Member of Parliament, Lok Sabha
- In office 20 June 1991 – 10 May 1996
- Preceded by: Nandu Thapa
- Succeeded by: Bhim Prasad Dahal
- Constituency: Sikkim
- In office May 1985 – 27 November 1989
- Preceded by: Vacant
- Succeeded by: Nandu Thapa
- Constituency: Sikkim

Personal details
- Born: Dil Kumari Rai 14 May 1949 (age 76) Bana Puttabong, Darjeeling district, West Bengal, India
- Party: Sikkim Sangram Parishad
- Spouse: Nar Bahadur Bhandari

= Dil Kumari Bhandari =

Indian politician (born 1949)

Dil Kumari Bhandari ( Rai; born 14 May 1949) is an Indian politician and the first woman member of parliament (Lok Sabha) from Sikkim. She was also the president of Bharatiya Gorkha Parisangh, an organisation of the Indian Gorkhas till 2012. She has been constantly working for the cause of Nepali-speaking people, her most notable contribution being the inclusion of the Nepali language in the Eight Schedule of the Indian constitution.

==Early life and education==
Dil Kumari Bhandari was born on 14 May 1949 in the village of Bana Puttabong in Darjeeling district, West Bengal, India to N.B. Rai. She comes from a highly cultured and traditional Rai family. She studied up to pre- university level. Dil Kumari was elected as a Member of Parliament from Sikkim twice from May 1985 to 27 November 1989 and from 20 June 1991 to 10 May 1996.

== Career ==
She worked as a teacher, social worker and journalist.

== Political career ==
In 8th Lok Sabha elections of Sikkim in 1984, Nar Bahadur Bhandari swept the polls by securing 56, 614 seats out of 86, 024 seats.
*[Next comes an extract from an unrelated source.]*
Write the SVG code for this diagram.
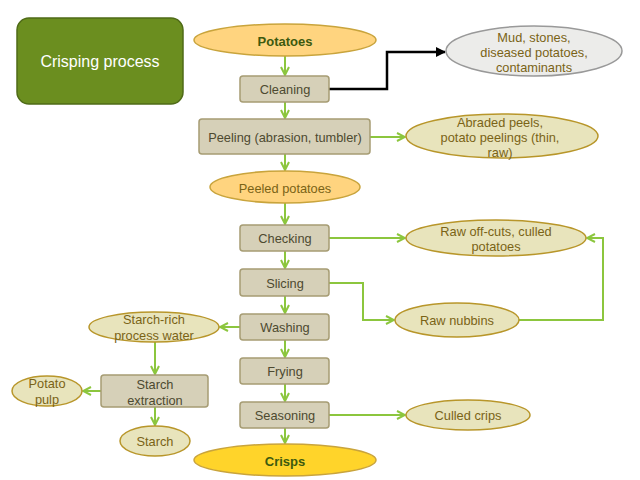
<svg xmlns="http://www.w3.org/2000/svg" width="640" height="480" viewBox="0 0 640 480">
<defs>
<marker id="ag" viewBox="0 0 10 10" refX="9" refY="5" markerWidth="10" markerHeight="10" markerUnits="userSpaceOnUse" orient="auto">
<polyline points="1,1 9,5 1,9" fill="none" stroke="#8cc63e" stroke-width="2"/>
</marker>
<marker id="ab" viewBox="0 0 10 10" refX="9" refY="5" markerWidth="10" markerHeight="10" markerUnits="userSpaceOnUse" orient="auto">
<polygon points="0,0 10,5 0,10" fill="#000"/>
</marker>
</defs>
<style>
text{font-family:"Liberation Sans",Arial,sans-serif;font-size:12.8px;text-anchor:middle;dominant-baseline:central}
.box{fill:#d6d0b8;stroke:#a69c73;stroke-width:1.5}
.bt{fill:#4d4a30}
.out{fill:#e8e4bc;stroke:#b8962a;stroke-width:1.5}
.ot{fill:#7a6316}
.main{fill:#ffd47f;stroke:#c9a43c;stroke-width:1.5}
.mt{fill:#3d5a0f;font-weight:bold;font-size:13px}
.g{fill:none;stroke:#8cc63e;stroke-width:2;marker-end:url(#ag)}
</style>
<g id="title">
<rect x="17" y="18" width="166" height="86" rx="12" fill="#6b8e1f" stroke="#4f6b17" stroke-width="1.5"/>
<text x="100" y="61" fill="#ffffff" style="font-size:16px">Crisping process</text>
</g>
<g id="connectors">
<line class="g" x1="285" y1="56" x2="285" y2="75"/>
<line class="g" x1="285" y1="102" x2="285" y2="118"/>
<line class="g" x1="285" y1="154" x2="285" y2="170"/>
<line class="g" x1="285" y1="203" x2="285" y2="224"/>
<line class="g" x1="285" y1="251" x2="285" y2="268"/>
<line class="g" x1="285" y1="296" x2="285" y2="313"/>
<line class="g" x1="285" y1="340" x2="285" y2="357"/>
<line class="g" x1="285" y1="384" x2="285" y2="401"/>
<line class="g" x1="285" y1="428" x2="285" y2="443"/>
<polyline points="329,89 387,89 387,52 445,52" fill="none" stroke="#000" stroke-width="2.5" marker-end="url(#ab)"/>
<line class="g" x1="370" y1="137" x2="405" y2="137"/>
<line class="g" x1="329" y1="238" x2="405" y2="238"/>
<polyline class="g" points="329,283 363,283 363,320 394,320"/>
<polyline class="g" points="519,320 603,320 603,238 587,238"/>
<line class="g" x1="329" y1="415" x2="405" y2="415"/>
<line class="g" x1="240" y1="327" x2="220" y2="327"/>
<line class="g" x1="155" y1="342" x2="155" y2="374"/>
<line class="g" x1="101" y1="391" x2="83" y2="391"/>
<line class="g" x1="155" y1="407" x2="155" y2="425"/>
</g>
<g id="potatoes">
<ellipse class="main" cx="285" cy="40" rx="91" ry="16"/>
<text class="mt" x="285" y="41">Potatoes</text>
</g>
<g id="cleaning">
<rect class="box" x="240" y="76" width="89" height="26" rx="3"/>
<text class="bt" x="285" y="89">Cleaning</text>
</g>
<g id="peeling">
<rect class="box" x="199" y="119" width="171" height="35" rx="3"/>
<text class="bt" x="285" y="137">Peeling (abrasion, tumbler)</text>
</g>
<g id="peeled">
<ellipse class="main" cx="285" cy="187" rx="75" ry="16"/>
<text class="ot" x="285" y="188">Peeled potatoes</text>
</g>
<g id="checking">
<rect class="box" x="240" y="225" width="89" height="26" rx="3"/>
<text class="bt" x="285" y="238">Checking</text>
</g>
<g id="slicing">
<rect class="box" x="240" y="269" width="89" height="27" rx="3"/>
<text class="bt" x="285" y="283">Slicing</text>
</g>
<g id="washing">
<rect class="box" x="240" y="314" width="89" height="26" rx="3"/>
<text class="bt" x="285" y="327">Washing</text>
</g>
<g id="frying">
<rect class="box" x="240" y="358" width="89" height="26" rx="3"/>
<text class="bt" x="285" y="371">Frying</text>
</g>
<g id="seasoning">
<rect class="box" x="240" y="402" width="89" height="26" rx="3"/>
<text class="bt" x="285" y="415">Seasoning</text>
</g>
<g id="crisps">
<ellipse cx="285" cy="460" rx="91" ry="16" fill="#ffd42a" stroke="#c9a43c" stroke-width="1.5"/>
<text class="mt" x="285" y="461">Crisps</text>
</g>
<g id="mud">
<ellipse cx="534" cy="51" rx="88" ry="25" fill="#ececea" stroke="#999999" stroke-width="1.5"/>
<text class="ot" x="534" y="37">Mud, stones,</text>
<text class="ot" x="534" y="52">diseased potatoes,</text>
<text class="ot" x="534" y="67">contaminants</text>
</g>
<g id="abraded">
<ellipse class="out" cx="502" cy="136" rx="96" ry="22"/>
<text class="ot" x="500" y="122">Abraded peels,</text>
<text class="ot" x="500" y="137">potato peelings (thin,</text>
<text class="ot" x="500" y="152">raw)</text>
</g>
<g id="offcuts">
<ellipse class="out" cx="496" cy="238" rx="90" ry="18"/>
<text class="ot" x="496" y="231">Raw off-cuts, culled</text>
<text class="ot" x="496" y="246">potatoes</text>
</g>
<g id="nubbins">
<ellipse class="out" cx="457" cy="320" rx="62" ry="17"/>
<text class="ot" x="457" y="320">Raw nubbins</text>
</g>
<g id="culled">
<ellipse class="out" cx="468" cy="415" rx="62" ry="15"/>
<text class="ot" x="468" y="415">Culled crips</text>
</g>
<g id="starchwater">
<ellipse class="out" cx="154" cy="327" rx="65" ry="15"/>
<text class="ot" x="154" y="319">Starch-rich</text>
<text class="ot" x="154" y="335">process water</text>
</g>
<g id="extraction">
<rect class="box" x="101" y="375" width="107" height="32" rx="3"/>
<text class="bt" x="155" y="384">Starch</text>
<text class="bt" x="155" y="400">extraction</text>
</g>
<g id="pulp">
<ellipse class="out" cx="47" cy="391" rx="35" ry="15"/>
<text class="ot" x="47" y="383">Potato</text>
<text class="ot" x="47" y="399">pulp</text>
</g>
<g id="starch">
<ellipse class="out" cx="155" cy="441" rx="35" ry="15"/>
<text class="ot" x="155" y="441">Starch</text>
</g>
</svg>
Dil Kumari Bhandari lost in this Assembly election. But Nar Bahadur Bhandari had to quit his seat in parliament, as he was elected to the State Assembly to become the chief minister of the state. As a result, a by- election was ordered in April 1985 wherein nine candidates including Dil Kumari Bhandari filed their nominations. But at the eleventh hour, everyone except Dil Kumari Bhandari, withdrew their nominations. As a result, she was declared elected unopposed and she served the Assembly till 27, November 1989.

In the 9th Lok Sabha election from Sikkim in year 1989, Dil Kumari Bhandari (Indian National Congress) winning only 28, 822 out of 1, 33, 699 seats while the winner, Nandu Thapa (Sikkim Sangram Parishad) won 91, 608 seats.

In the 10th Lok Sabha election from Sikkim in year 1991, Dil Kumari Bhandari, who had returned to Sikkim Sangram Parishad, won the election by securing 1, 03, 970 votes from a total of 1,18, 502 valid votes, serving the assembly up to 20 June 1991.

== Electoral record ==
- Sikkim Legislative Assembly election

| Year | Constituency | Political Party |  | Result | Position | Votes | % Votes | % Margin | Deposit | Source |
| 1985 | Gangtok |  | SSP | Lost | 2nd/12 | 1749 | 37.56 | 5.61 | refunded |  |
| 1994 | Jorthang–Nayabazar | Lost | 2nd/5 | 2519 | 35.73 | 23.27 | refunded |  |
| 1999 | Temi–Tarku | Lost | 2nd/3 | 3071 | 41.01 | 17.69 | refunded |  |
| 2009 | Melli |  | INC | Lost | 2nd/8 | 2454 | 26.25 | 41.22 | refunded |  |

- Lok Sabha election, Sikkim

| Year | Constituency | Political Party |  | Result | Position | Votes | % Votes | % Margin | Deposit | Source |
| 1985 (by-election) | Sikkim |  | SSP | Won | Elected unopposed |  |  |  | refunded |  |
| 1989 |  | INC | Lost | 2nd/4 | 28,822 | 21.56 |  | refunded |  |
| 1991 |  | SSP | Won | 1st/7 | 10,3970 | 90.12 |  | refunded |  |

== Personal life ==
She married Nar Bahadur Bhandari, who later became the chief minister of Sikkim, on 28 March 1968. She is the mother of a son and three daughters.

== Awards and recognition ==
The Sikkim Sewa Ratna for 2016, the second highest civilian award of the state, was conferred upon Dil Kumari Bhandari for her contribution in the inclusion of Nepali language in the Eight Schedule of the Indian constitution.

She is also a recipient of Gaurav Award, from the Hamro Swabhiman.